La mémoire vivante : cérémonies, commémorations et initiatives locales


Venir voir les lieux de mémoire, c’est bien. Assister à une cérémonie ou participer à un événement, c’est comprendre la place qu’occupe encore cette histoire dans la vie du territoire.

  • Commémorations de la Libération : Le 29 août, les cloches de Saint-Pierre sonnent chaque année pour rappeler la Libération de Roye, première grande ville de la Somme libre en 1944.
  • 11 novembre, 8 mai : Rassemblements devant le monument aux morts, lectures de lettres de poilus ou de témoignages d’enfants de déportés.
  • Balades guidées organisées par l’office de tourisme : Des visites à thème “sur les pas des poilus” ou “la mémoire résistante” entre mai et octobre (gratuites pour les scolaires).
  • Médiathèque de Roye : Chaque trimestre, exposition temporaire sur une page d’histoire locale – par exemple, sur les convois d’enfants évacués en 1940 ou la vie des femmes sous l’Occupation.
  • Souvenir Français - Section de Roye : Entretiens des tombes, collecte de témoignages, ateliers mémoire avec les collégiens.
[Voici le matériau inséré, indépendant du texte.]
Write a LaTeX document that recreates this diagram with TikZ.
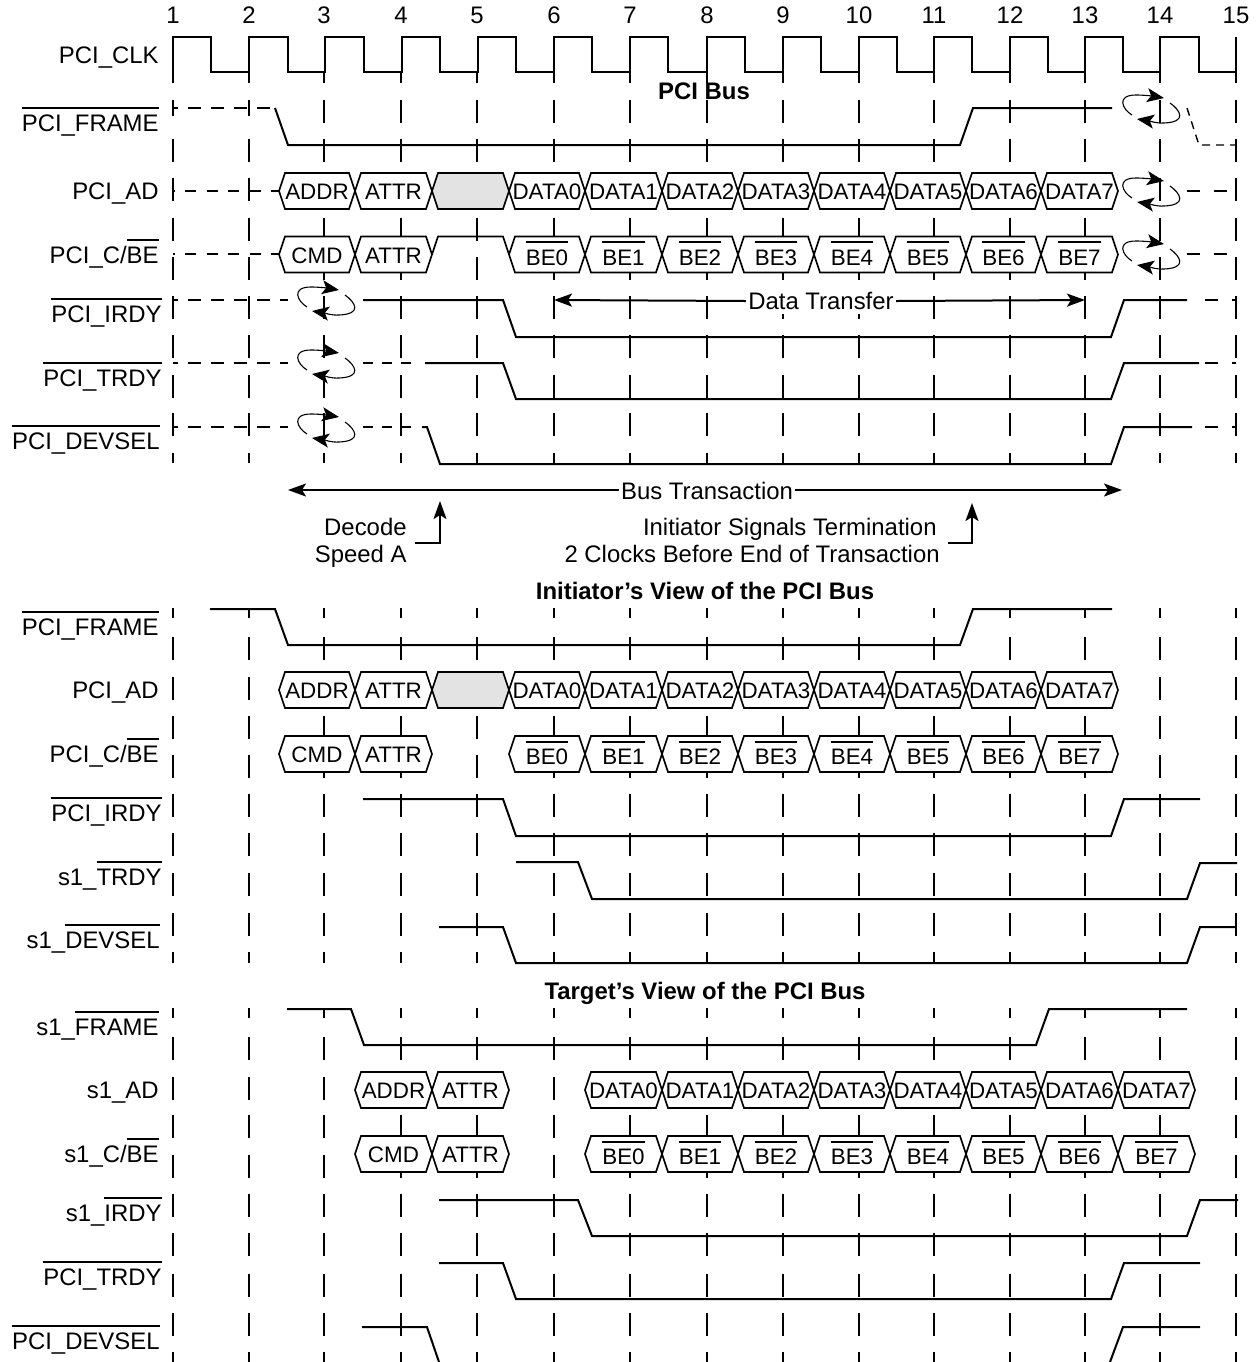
\documentclass[tikz,border=0pt]{standalone}
\usepackage{fontspec}
\setmainfont{Liberation Sans}
\usetikzlibrary{arrows.meta}
\newcommand\ol[1]{\vbox{\hrule height 1pt\hbox{\vrule width 0pt height 11pt #1}}}
\newcommand\sizeA{\fontsize{11.95}{14}\selectfont}
\newcommand\sizeB{\fontsize{11.2}{13}\selectfont}
\tikzset{
  sig/.style={line width=1pt,line join=miter},
  hexline/.style={line width=.85pt,line join=miter,fill=white},
  gridtick/.style={line width=1pt},
  dashA/.style={line width=.9pt,dash pattern=on 6.5pt off 5pt,dash phase=4pt},
  dashB/.style={line width=.9pt,dash pattern=on 5.5pt off 5.25pt,dash phase=4.75pt},
  dashR/.style={line width=.9pt,dash pattern=on 6.5pt off 7pt},
  dashM/.style={line width=.9pt,dash pattern=on 5pt off 4.5pt},
  lab/.style={anchor=base east,inner sep=0pt,font=\sizeA},
  hextext/.style={anchor=base,inner sep=0pt,font=\sizeB},
  title/.style={anchor=base,inner sep=0pt,font=\sizeA\bfseries},
  note/.style={anchor=base east,inner sep=0pt,font=\sizeA},
  num/.style={anchor=base,inner sep=0pt,font=\sizeA},
  harrow/.style={line width=1pt,-{Stealth[length=9pt,width=6.5pt,inset=2pt]}},
  turnaround/.pic={
    \draw[line width=.55pt,-{Stealth[length=8.5pt,width=7pt,inset=2pt]}]
      (-18,7) .. controls (-28,1) and (-34,-13) .. (-14,-13) .. controls (-6,-13) and (2,-12) .. (14,-10);
    \draw[line width=.55pt,-{Stealth[length=8.5pt,width=7pt,inset=2pt]}]
      (20,-5) .. controls (30,2) and (38,14) .. (14,15) .. controls (6,15.5) and (0,13) .. (-13,11);
  }
}
% tips of the hexagons, fixed half height 18
\newcommand\hexoff{8}
\newcommand\hexa[6][white]{% fill, name, left, right, ycentre, text
  \draw[hexline,fill=#1] (#3,#5) -- (#3+6,#5-18) -- (#4-6,#5-18) -- (#4,#5) -- (#4-6,#5+18) -- (#3+6,#5+18) -- cycle;
  \node[hextext] (#2) at ({(#3+#4)/2},#5+\hexoff) {#6};
}
\begin{document}
\begin{tikzpicture}[x=.5pt,y=-.5pt]
\useasboundingbox (0,0) rectangle (1260,1362);
\fill[white] (0,0) rectangle (1260,1362);
\def\cols{173,249,324,401,477,554,630,707,783,859,934,1010,1085,1160,1236}
% ---- numbers
\foreach \x [count=\n] in \cols { \node[num] (n\n) at (\x,23) {\n}; }
% ---- grid ticks
\foreach \x in {249,324,401,477,554,630,707,783,859,934,1010,1085,1160,1236} { \draw[gridtick] (\x,72) -- (\x,83); }
\foreach \x in \cols {
  \foreach \y in {139,178,218,257,296,335,375,413} { \draw[gridtick] (\x,\y) -- (\x,\y+22.5); }
  \draw[gridtick] (\x,453) -- (\x,463);
  \draw[gridtick] (\x,608) -- (\x,618);
  \foreach \y in {637,677,716,755,794,833,873,913} { \draw[gridtick] (\x,\y) -- (\x,\y+22.5); }
  \draw[gridtick] (\x,952) -- (\x,963);
  \draw[gridtick] (\x,1008) -- (\x,1018);
  \foreach \y in {1037,1077,1115,1155,1194,1233,1274,1313} { \draw[gridtick] (\x,\y) -- (\x,\y+22.5); }
  \draw[gridtick] (\x,1352) -- (\x,1362);
}
\foreach \x in {173,249} { \draw[gridtick] (\x,100) -- (\x,116); }
\foreach \x in {324,401,477,554,630,707,783,859,934,1010,1085,1160,1236} { \draw[gridtick] (\x,100) -- (\x,123); }
% ---- clock
\draw[sig] (173,83) -- (173,37) -- (211,37) -- (211,72) -- (249,72) -- (249,37) -- (288,37) -- (288,72) -- (325,72) -- (325,37) -- (364,37) -- (364,72) -- (402,72) -- (402,37) -- (440,37) -- (440,72) -- (478,72) -- (478,37) -- (516,37) -- (516,72) -- (554,72) -- (554,37) -- (592,37) -- (592,72) -- (630,72) -- (630,37) -- (668,37) -- (668,72) -- (707,72) -- (707,37) -- (745,37) -- (745,72) -- (783,72) -- (783,37) -- (821,37) -- (821,72) -- (859,72) -- (859,37) -- (897,37) -- (897,72) -- (934,72) -- (934,37) -- (972,37) -- (972,72) -- (1010,72) -- (1010,37) -- (1048,37) -- (1048,72) -- (1085,72) -- (1085,37) -- (1123,37) -- (1123,72) -- (1160,72) -- (1160,37) -- (1199,37) -- (1199,72) -- (1236,72) -- (1236,37);
% ---- section 1 signals
\draw[dashA] (173,108) -- (275,108);
\draw[sig] (275,108) -- (288,145) -- (960,145) -- (973,108) -- (1112,108);
\draw[line width=.7pt,dash pattern=on 4pt off 3pt] (1187,108) -- (1199,145) -- (1236,145);
\draw[dashB] (173,191) -- (279,191);
\draw[dashR] (1187,191) -- (1236,191);
\draw[dashB] (173,254) -- (279,254);
\draw[dashR] (1187,254) -- (1236,254);
\foreach \l/\r/\t [count=\n] in {279/355/ADDR,355/432/ATTR,509/585/DATA0,585/662/DATA1,662/738/DATA2,738/814/DATA3,814/890/DATA4,890/966/DATA5,966/1041/DATA6,1041/1118/DATA7}{
  \hexa{ada\n}{\l}{\r}{191}{\t}
}
\hexa[black!11]{adagray}{432}{509}{191}{}
\renewcommand\hexoff{9}
\foreach \l/\r/\t [count=\n] in {279/355/CMD,355/432/ATTR}{ \hexa{bea\n}{\l}{\r}{254.5}{\t} }
\renewcommand\hexoff{10.5}
\foreach \l/\r [count=\n from 0] in {509/585,585/662,662/738,738/814,814/890,890/966,966/1041,1041/1118}{
  \hexa{beb\n}{\l}{\r}{254.5}{\ol{BE\n}}
}
\renewcommand\hexoff{8}
\draw[sig,line width=.85pt] (432,254.5) -- (438,236.5) -- (503,236.5) -- (509,254.5);
\draw[dashA] (173,300) -- (288,300);
\draw[sig] (363,300) -- (503,300) -- (516,337) -- (1111,337) -- (1124,300) -- (1187,300);
\draw[dashR] (1205,300) -- (1236,300);
\draw[dashA] (173,363) -- (288,363);
\draw[dashM] (363,363) -- (412,363);
\draw[sig] (425,363) -- (503,363) -- (516,399) -- (1111,399) -- (1124,363) -- (1199,363);
\draw[dashR] (1205,363) -- (1236,363);
\draw[dashA] (173,427) -- (288,427);
\draw[dashM] (363,427) -- (412,427);
\draw[sig] (422,427) -- (427,427) -- (440,464) -- (1111,464) -- (1124,427) -- (1192,427);
\draw[dashR] (1205,427) -- (1236,427);
\pic at (325,300) {turnaround};
\pic at (325,363) {turnaround};
\pic at (325,427) {turnaround};
\pic at (1150,108) {turnaround};
\pic at (1150,191) {turnaround};
\pic at (1150,254) {turnaround};
% ---- data transfer
\node[font=\sizeA,fill=white,inner xsep=1pt,inner ysep=0pt,minimum height=13pt] (dt) at (821,301) {Data Transfer};
\coordinate (dtL) at (554,300);
\coordinate (dtR) at (1085,300);
\draw[harrow] (dt.west) -- (dtL);
\draw[harrow] (dt.east) -- (dtR);
% ---- bus transaction
\node[font=\sizeA,inner xsep=1pt,inner ysep=0pt] (bt) at (707,491) {Bus Transaction};
\coordinate (btL) at (288,490);
\coordinate (btR) at (1122,490);
\draw[harrow] (bt.west |- btL) -- (btL);
\draw[harrow] (bt.east |- btR) -- (btR);
% ---- notes
\node[note] (d1) at (407,535) {Decode};
\node[note] (d2) at (407,562) {Speed A};
\coordinate (d3) at (415,543);
\coordinate (d4) at (440,543);
\coordinate (d5) at (440,501);
\draw[harrow] (d3) -- (d4) -- (d5);
\node[note] (i1) at (937,535) {Initiator Signals Termination};
\node[note] (i2) at (940,562) {2 Clocks Before End of Transaction};
\coordinate (i3) at (948,543);
\coordinate (i4) at (972,543);
\coordinate (i5) at (972,503);
\draw[harrow] (i3) -- (i4) -- (i5);
% ---- titles
\node[title] (t1) at (704,99) {PCI Bus};
\node[title] (t2) at (705,599) {Initiator’s View of the PCI Bus};
\node[title] (t3) at (705,999) {Target’s View of the PCI Bus};
% ---- section 2 signals
\draw[sig] (210,609) -- (275,609) -- (288,645) -- (960,645) -- (973,609) -- (1112,609);
\foreach \l/\r/\t [count=\n] in {279/355/ADDR,355/432/ATTR,509/585/DATA0,585/662/DATA1,662/738/DATA2,738/814/DATA3,814/890/DATA4,890/966/DATA5,966/1041/DATA6,1041/1118/DATA7}{
  \hexa{adb\n}{\l}{\r}{690}{\t}
}
\hexa[black!11]{adbgray}{432}{509}{690}{}
\renewcommand\hexoff{8.5}
\foreach \l/\r/\t [count=\n] in {279/355/CMD,355/432/ATTR}{ \hexa{bec\n}{\l}{\r}{754}{\t} }
\renewcommand\hexoff{10.5}
\foreach \l/\r [count=\n from 0] in {509/585,585/662,662/738,738/814,814/890,890/966,966/1041,1041/1118}{
  \hexa{bed\n}{\l}{\r}{754}{\ol{BE\n}}
}
\renewcommand\hexoff{8}
\draw[sig] (363,799) -- (503,799) -- (516,836) -- (1111,836) -- (1124,799) -- (1200,799);
\draw[sig] (516,862) -- (578,862) -- (592,899) -- (1187,899) -- (1200,863) -- (1237,863);
\draw[sig] (439,927) -- (503,927) -- (516,963) -- (1187,963) -- (1200,927) -- (1236,927);
% ---- section 3 signals
\draw[sig] (287,1009) -- (351,1009) -- (364,1045) -- (1036,1045) -- (1049,1009) -- (1187,1009);
\foreach \l/\r/\t [count=\n] in {355/432/ADDR,432/509/ATTR,585/662/DATA0,662/738/DATA1,738/814/DATA2,814/890/DATA3,890/966/DATA4,966/1041/DATA5,1041/1118/DATA6,1118/1195/DATA7}{
  \hexa{adc\n}{\l}{\r}{1090}{\t}
}
\renewcommand\hexoff{8.5}
\foreach \l/\r/\t [count=\n] in {355/432/CMD,432/509/ATTR}{ \hexa{bee\n}{\l}{\r}{1154}{\t} }
\renewcommand\hexoff{10.5}
\foreach \l/\r [count=\n from 0] in {585/662,662/738,738/814,814/890,890/966,966/1041,1041/1118,1118/1195}{
  \hexa{bef\n}{\l}{\r}{1154}{\ol{BE\n}}
}
\draw[sig] (439,1200) -- (578,1200) -- (592,1236) -- (1187,1236) -- (1200,1200) -- (1238,1200);
\draw[sig] (439,1263) -- (503,1263) -- (516,1299) -- (1111,1299) -- (1124,1263) -- (1200,1263);
\draw[sig] (362,1327) -- (427,1327) -- (439,1362);
\draw[sig] (1110,1362) -- (1123,1327) -- (1200,1327);
% ---- labels
\node[lab] (l01) at (159,63) {PCI\_CLK};
\node[lab] (l02) at (159,131) {\ol{PCI\_FRAME}};
\node[lab] (l03) at (159,199) {PCI\_AD};
\node[lab] (l04) at (159,263) {PCI\_C/\ol{BE}};
\node[lab] (l05) at (162,322) {\ol{PCI\_IRDY}};
\node[lab] (l06) at (162,386) {\ol{PCI\_TRDY}};
\node[lab] (l07) at (160,449) {\ol{PCI\_DEVSEL}};
\node[lab] (l08) at (159,635) {\ol{PCI\_FRAME}};
\node[lab] (l09) at (159,698) {PCI\_AD};
\node[lab] (l10) at (159,762) {PCI\_C/\ol{BE}};
\node[lab] (l11) at (162,821) {\ol{PCI\_IRDY}};
\node[lab] (l12) at (162,885) {s1\_\ol{TRDY}};
\node[lab] (l13) at (160,948) {s1\_\ol{DEVSEL}};
\node[lab] (l14) at (159,1035) {s1\_\ol{FRAME}};
\node[lab] (l15) at (159,1098) {s1\_AD};
\node[lab] (l16) at (159,1162) {s1\_C/\ol{BE}};
\node[lab] (l17) at (162,1221) {s1\_\ol{IRDY}};
\node[lab] (l18) at (162,1285) {\ol{PCI\_TRDY}};
\node[lab] (l19) at (160,1349) {\ol{PCI\_DEVSEL}};
\end{tikzpicture}
\end{document}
À quoi bon se souvenir ? Une aventure à partager


Les lieux de mémoire à Roye et autour, ce sont autant de portes ouvertes sur la petite et la grande Histoire. Ce territoire n’a pas oublié ses morts et ses héros anonymes. Mais tout cela vit surtout grâce à ceux qui font l’effort, une fois, d’aller voir, de s’attarder, de lire une épitaphe. Se perdre sur les chemins, lever la tête devant une stèle, écouter un habitant raconter à voix basse “ce que mon grand-père a vécu ici”. Voilà ce qui donne toute sa saveur à la mémoire, chez nous.

À chacun son itinéraire : solennel ou buissonnier, studieux ou curieux. Mais une chose est sûre, on ne traverse pas Roye sans marcher, aussi, sur les pas de l’Histoire.